Both the Philosopher’s Stone and the Resurrection Stone from the Harry Potter universe carry far deeper meanings than their magical appearances suggest.
Each stone is an allegory — one for transcendence, the other for acceptance — together forming a mirror to the human soul’s eternal struggle between mastery and surrender.
🜍 The Philosopher’s Stone — The Alchemy of Transformation
In alchemy, the Philosopher’s Stone was believed to turn base metals into gold and grant immortality.
But beneath the myth lies a spiritual truth: the transmutation of the self.
- Base metal → Gold: The transformation of the ordinary human soul into an awakened, purified consciousness.
The lead of ego, ignorance, and fear becomes the gold of clarity, compassion, and wisdom. - Elixir of Life: The inner vitality that arises when one discovers the deathless essence within — not literal immortality, but the awareness of eternity through presence.
To seek the Philosopher’s Stone is not to chase endless life, but to awaken to the life that never ends.
It is the pursuit of inner alchemy — the refining of the self through suffering, love, and awareness until all impurities burn away.
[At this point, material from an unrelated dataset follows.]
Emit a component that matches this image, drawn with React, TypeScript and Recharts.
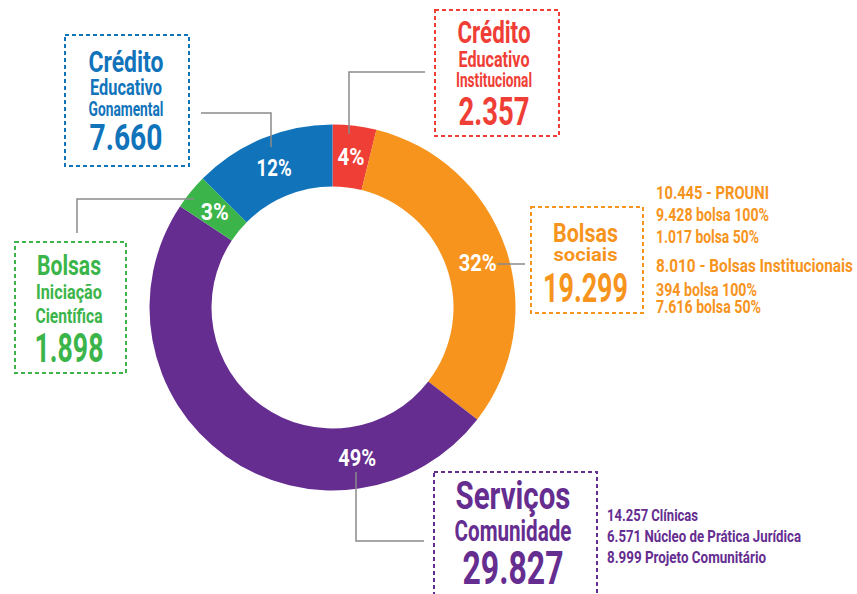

“The gold was never in the crucible, but in the heart that dared to endure the fire.”
⚰️ The Resurrection Stone — The Longing for Reunion
The Resurrection Stone, one of the Deathly Hallows, offers the power to bring back the dead.
Yet the souls it calls forth are cold reflections — echoes of memory, not life itself.
This is no gift of resurrection, but a lesson in attachment.
The Resurrection Stone symbolizes:
- The refusal to let go, the desire to reverse loss rather than accept it.
- The temptation to live in the past, to clutch what time has already transformed.
- The grief that binds, when love becomes possession.
When Harry uses the stone before his own death, he doesn’t wield it to deny mortality — he uses it to face mortality.
It becomes a companion in courage, a bridge between the living and the loved, reminding him that love outlasts form.
The Resurrection Stone thus speaks to amor fati — the love of fate.
It teaches that acceptance, not defiance, is the true resurrection.
🜂 In Synthesis — The Two Halves of the Quest
The two stones together embody the twin movements of spiritual maturity:
| Stone | Symbolizes | Deeper Allegory |
|---|---|---|
| Philosopher’s Stone | Transformation | The quest to transcend the limits of the self and become whole. |
| Resurrection Stone | Reconciliation | The quest to make peace with loss, death, and the impermanence of all things. |
One says, “Become eternal within yourself.”
The other whispers, “Let go — eternity is already within you.”
✨ Closing Reflection
To hold both stones in the mind is to understand the paradox of human existence:
we strive to transcend life even as we are called to love it, fleeting and fragile as it is.
The alchemist and the mourner are one and the same —
both seeking a way to touch eternity,
one through transformation,
the other through surrender.
The first stone turns life into gold.
The second teaches that even ashes can shine.